═══ Data lines

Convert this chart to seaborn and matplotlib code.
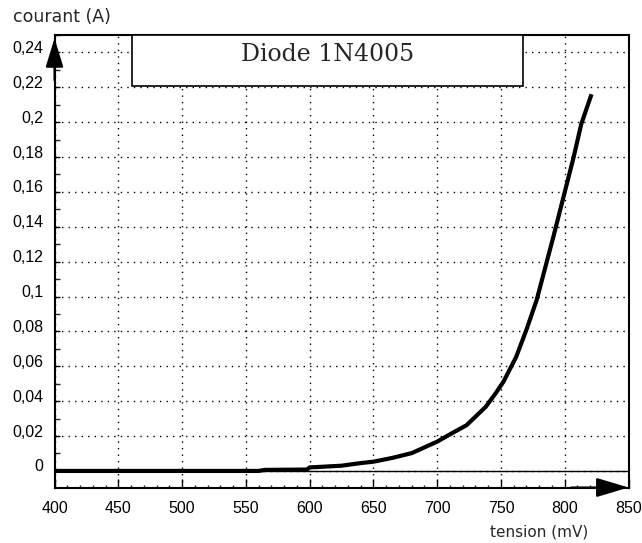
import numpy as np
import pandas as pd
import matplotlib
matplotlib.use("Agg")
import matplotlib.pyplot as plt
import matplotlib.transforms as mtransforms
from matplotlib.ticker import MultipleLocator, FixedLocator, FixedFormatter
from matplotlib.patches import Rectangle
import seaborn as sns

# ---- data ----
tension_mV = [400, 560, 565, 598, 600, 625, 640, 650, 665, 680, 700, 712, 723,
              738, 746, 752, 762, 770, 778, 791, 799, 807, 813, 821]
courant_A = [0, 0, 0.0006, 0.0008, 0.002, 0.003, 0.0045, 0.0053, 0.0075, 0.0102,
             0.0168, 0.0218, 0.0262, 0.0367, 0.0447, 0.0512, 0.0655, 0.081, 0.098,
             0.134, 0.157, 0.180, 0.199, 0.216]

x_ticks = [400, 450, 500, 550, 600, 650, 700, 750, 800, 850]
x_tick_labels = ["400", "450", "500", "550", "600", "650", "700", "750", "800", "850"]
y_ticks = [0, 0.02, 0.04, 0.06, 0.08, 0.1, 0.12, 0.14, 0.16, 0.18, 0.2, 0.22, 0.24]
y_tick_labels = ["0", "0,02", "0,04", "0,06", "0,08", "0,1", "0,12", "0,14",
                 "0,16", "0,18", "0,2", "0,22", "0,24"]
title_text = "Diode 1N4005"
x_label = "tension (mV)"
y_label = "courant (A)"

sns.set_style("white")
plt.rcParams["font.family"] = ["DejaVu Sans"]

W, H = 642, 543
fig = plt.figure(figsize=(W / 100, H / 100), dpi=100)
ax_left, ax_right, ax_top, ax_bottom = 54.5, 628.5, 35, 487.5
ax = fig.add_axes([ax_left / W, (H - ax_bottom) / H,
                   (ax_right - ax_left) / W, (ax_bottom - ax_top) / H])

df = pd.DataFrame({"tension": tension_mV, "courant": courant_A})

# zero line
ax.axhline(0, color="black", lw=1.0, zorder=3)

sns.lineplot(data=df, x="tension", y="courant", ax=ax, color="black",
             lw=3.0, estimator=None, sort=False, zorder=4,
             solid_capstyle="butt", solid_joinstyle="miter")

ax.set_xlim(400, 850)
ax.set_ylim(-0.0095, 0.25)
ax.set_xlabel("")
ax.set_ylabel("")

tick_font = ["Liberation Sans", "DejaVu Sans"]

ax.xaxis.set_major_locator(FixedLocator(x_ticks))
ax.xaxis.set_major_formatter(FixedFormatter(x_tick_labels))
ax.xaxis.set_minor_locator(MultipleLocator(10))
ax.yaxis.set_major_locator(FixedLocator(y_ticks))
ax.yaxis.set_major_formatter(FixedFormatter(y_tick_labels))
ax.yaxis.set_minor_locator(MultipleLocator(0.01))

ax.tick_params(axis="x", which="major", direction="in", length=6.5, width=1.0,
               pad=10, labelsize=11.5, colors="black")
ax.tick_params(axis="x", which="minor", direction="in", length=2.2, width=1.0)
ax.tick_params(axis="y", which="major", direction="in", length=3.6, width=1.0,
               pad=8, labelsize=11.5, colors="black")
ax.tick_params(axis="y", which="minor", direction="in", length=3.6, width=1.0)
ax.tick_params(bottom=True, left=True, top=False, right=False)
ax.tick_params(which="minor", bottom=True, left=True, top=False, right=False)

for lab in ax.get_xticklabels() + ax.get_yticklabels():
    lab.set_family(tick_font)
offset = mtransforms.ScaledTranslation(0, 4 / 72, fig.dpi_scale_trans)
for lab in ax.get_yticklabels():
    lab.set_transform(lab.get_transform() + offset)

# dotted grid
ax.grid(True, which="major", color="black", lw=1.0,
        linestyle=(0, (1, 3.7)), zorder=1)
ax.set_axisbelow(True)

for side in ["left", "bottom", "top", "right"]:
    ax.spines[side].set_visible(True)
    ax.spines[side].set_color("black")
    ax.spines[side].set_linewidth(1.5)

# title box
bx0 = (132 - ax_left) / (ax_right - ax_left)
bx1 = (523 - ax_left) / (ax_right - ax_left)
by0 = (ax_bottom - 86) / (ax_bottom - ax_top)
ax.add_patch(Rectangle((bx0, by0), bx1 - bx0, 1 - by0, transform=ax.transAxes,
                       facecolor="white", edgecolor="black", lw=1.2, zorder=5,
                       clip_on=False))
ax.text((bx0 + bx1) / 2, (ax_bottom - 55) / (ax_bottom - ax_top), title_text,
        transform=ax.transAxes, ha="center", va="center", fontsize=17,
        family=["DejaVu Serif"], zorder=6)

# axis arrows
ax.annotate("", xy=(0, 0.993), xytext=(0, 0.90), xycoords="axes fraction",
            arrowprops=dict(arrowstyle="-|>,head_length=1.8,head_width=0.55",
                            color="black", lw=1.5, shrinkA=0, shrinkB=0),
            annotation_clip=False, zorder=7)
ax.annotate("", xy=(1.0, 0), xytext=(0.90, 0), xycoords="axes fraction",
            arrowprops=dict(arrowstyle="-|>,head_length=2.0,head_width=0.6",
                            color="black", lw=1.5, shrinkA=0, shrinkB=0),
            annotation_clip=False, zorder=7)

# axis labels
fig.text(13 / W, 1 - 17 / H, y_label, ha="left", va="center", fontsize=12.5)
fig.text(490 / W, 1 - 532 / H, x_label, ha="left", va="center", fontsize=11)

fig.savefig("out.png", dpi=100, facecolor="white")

══════

- **What the exercise asks**
Omitting all images, print the listing exactly.

- **Solution to the exercise**
Convert this chart to seaborn and matplotlib code.
import numpy as np
import pandas as pd
import matplotlib
matplotlib.use("Agg")
import matplotlib.pyplot as plt
import matplotlib.transforms as mtransforms
from matplotlib.ticker import MultipleLocator, FixedLocator, FixedFormatter
from matplotlib.patches import Rectangle
import seaborn as sns

# ---- data ----
tension_mV = [400, 560, 565, 598, 600, 625, 640, 650, 665, 680, 700, 712, 723,
              738, 746, 752, 762, 770, 778, 791, 799, 807, 813, 821]
courant_A = [0, 0, 0.0006, 0.0008, 0.002, 0.003, 0.0045, 0.0053, 0.0075, 0.0102,
             0.0168, 0.0218, 0.0262, 0.0367, 0.0447, 0.0512, 0.0655, 0.081, 0.098,
             0.134, 0.157, 0.180, 0.199, 0.216]

x_ticks = [400, 450, 500, 550, 600, 650, 700, 750, 800, 850]
x_tick_labels = ["400", "450", "500", "550", "600", "650", "700", "750", "800", "850"]
y_ticks = [0, 0.02, 0.04, 0.06, 0.08, 0.1, 0.12, 0.14, 0.16, 0.18, 0.2, 0.22, 0.24]
y_tick_labels = ["0", "0,02", "0,04", "0,06", "0,08", "0,1", "0,12", "0,14",
                 "0,16", "0,18", "0,2", "0,22", "0,24"]
title_text = "Diode 1N4005"
x_label = "tension (mV)"
y_label = "courant (A)"

sns.set_style("white")
plt.rcParams["font.family"] = ["DejaVu Sans"]

W, H = 642, 543
fig = plt.figure(figsize=(W / 100, H / 100), dpi=100)
ax_left, ax_right, ax_top, ax_bottom = 54.5, 628.5, 35, 487.5
ax = fig.add_axes([ax_left / W, (H - ax_bottom) / H,
                   (ax_right - ax_left) / W, (ax_bottom - ax_top) / H])

df = pd.DataFrame({"tension": tension_mV, "courant": courant_A})

# zero line
ax.axhline(0, color="black", lw=1.0, zorder=3)

sns.lineplot(data=df, x="tension", y="courant", ax=ax, color="black",
             lw=3.0, estimator=None, sort=False, zorder=4,
             solid_capstyle="butt", solid_joinstyle="miter")

ax.set_xlim(400, 850)
ax.set_ylim(-0.0095, 0.25)
ax.set_xlabel("")
ax.set_ylabel("")

tick_font = ["Liberation Sans", "DejaVu Sans"]

ax.xaxis.set_major_locator(FixedLocator(x_ticks))
ax.xaxis.set_major_formatter(FixedFormatter(x_tick_labels))
ax.xaxis.set_minor_locator(MultipleLocator(10))
ax.yaxis.set_major_locator(FixedLocator(y_ticks))
ax.yaxis.set_major_formatter(FixedFormatter(y_tick_labels))
ax.yaxis.set_minor_locator(MultipleLocator(0.01))

ax.tick_params(axis="x", which="major", direction="in", length=6.5, width=1.0,
               pad=10, labelsize=11.5, colors="black")
ax.tick_params(axis="x", which="minor", direction="in", length=2.2, width=1.0)
ax.tick_params(axis="y", which="major", direction="in", length=3.6, width=1.0,
               pad=8, labelsize=11.5, colors="black")
ax.tick_params(axis="y", which="minor", direction="in", length=3.6, width=1.0)
ax.tick_params(bottom=True, left=True, top=False, right=False)
ax.tick_params(which="minor", bottom=True, left=True, top=False, right=False)

for lab in ax.get_xticklabels() + ax.get_yticklabels():
    lab.set_family(tick_font)
offset = mtransforms.ScaledTranslation(0, 4 / 72, fig.dpi_scale_trans)
for lab in ax.get_yticklabels():
    lab.set_transform(lab.get_transform() + offset)

# dotted grid
ax.grid(True, which="major", color="black", lw=1.0,
        linestyle=(0, (1, 3.7)), zorder=1)
ax.set_axisbelow(True)

for side in ["left", "bottom", "top", "right"]:
    ax.spines[side].set_visible(True)
    ax.spines[side].set_color("black")
    ax.spines[side].set_linewidth(1.5)

# title box
bx0 = (132 - ax_left) / (ax_right - ax_left)
bx1 = (523 - ax_left) / (ax_right - ax_left)
by0 = (ax_bottom - 86) / (ax_bottom - ax_top)
ax.add_patch(Rectangle((bx0, by0), bx1 - bx0, 1 - by0, transform=ax.transAxes,
                       facecolor="white", edgecolor="black", lw=1.2, zorder=5,
                       clip_on=False))
ax.text((bx0 + bx1) / 2, (ax_bottom - 55) / (ax_bottom - ax_top), title_text,
        transform=ax.transAxes, ha="center", va="center", fontsize=17,
        family=["DejaVu Serif"], zorder=6)

# axis arrows
ax.annotate("", xy=(0, 0.993), xytext=(0, 0.90), xycoords="axes fraction",
            arrowprops=dict(arrowstyle="-|>,head_length=1.8,head_width=0.55",
                            color="black", lw=1.5, shrinkA=0, shrinkB=0),
            annotation_clip=False, zorder=7)
ax.annotate("", xy=(1.0, 0), xytext=(0.90, 0), xycoords="axes fraction",
            arrowprops=dict(arrowstyle="-|>,head_length=2.0,head_width=0.6",
                            color="black", lw=1.5, shrinkA=0, shrinkB=0),
            annotation_clip=False, zorder=7)

# axis labels
fig.text(13 / W, 1 - 17 / H, y_label, ha="left", va="center", fontsize=12.5)
fig.text(490 / W, 1 - 532 / H, x_label, ha="left", va="center", fontsize=11)

fig.savefig("out.png", dpi=100, facecolor="white")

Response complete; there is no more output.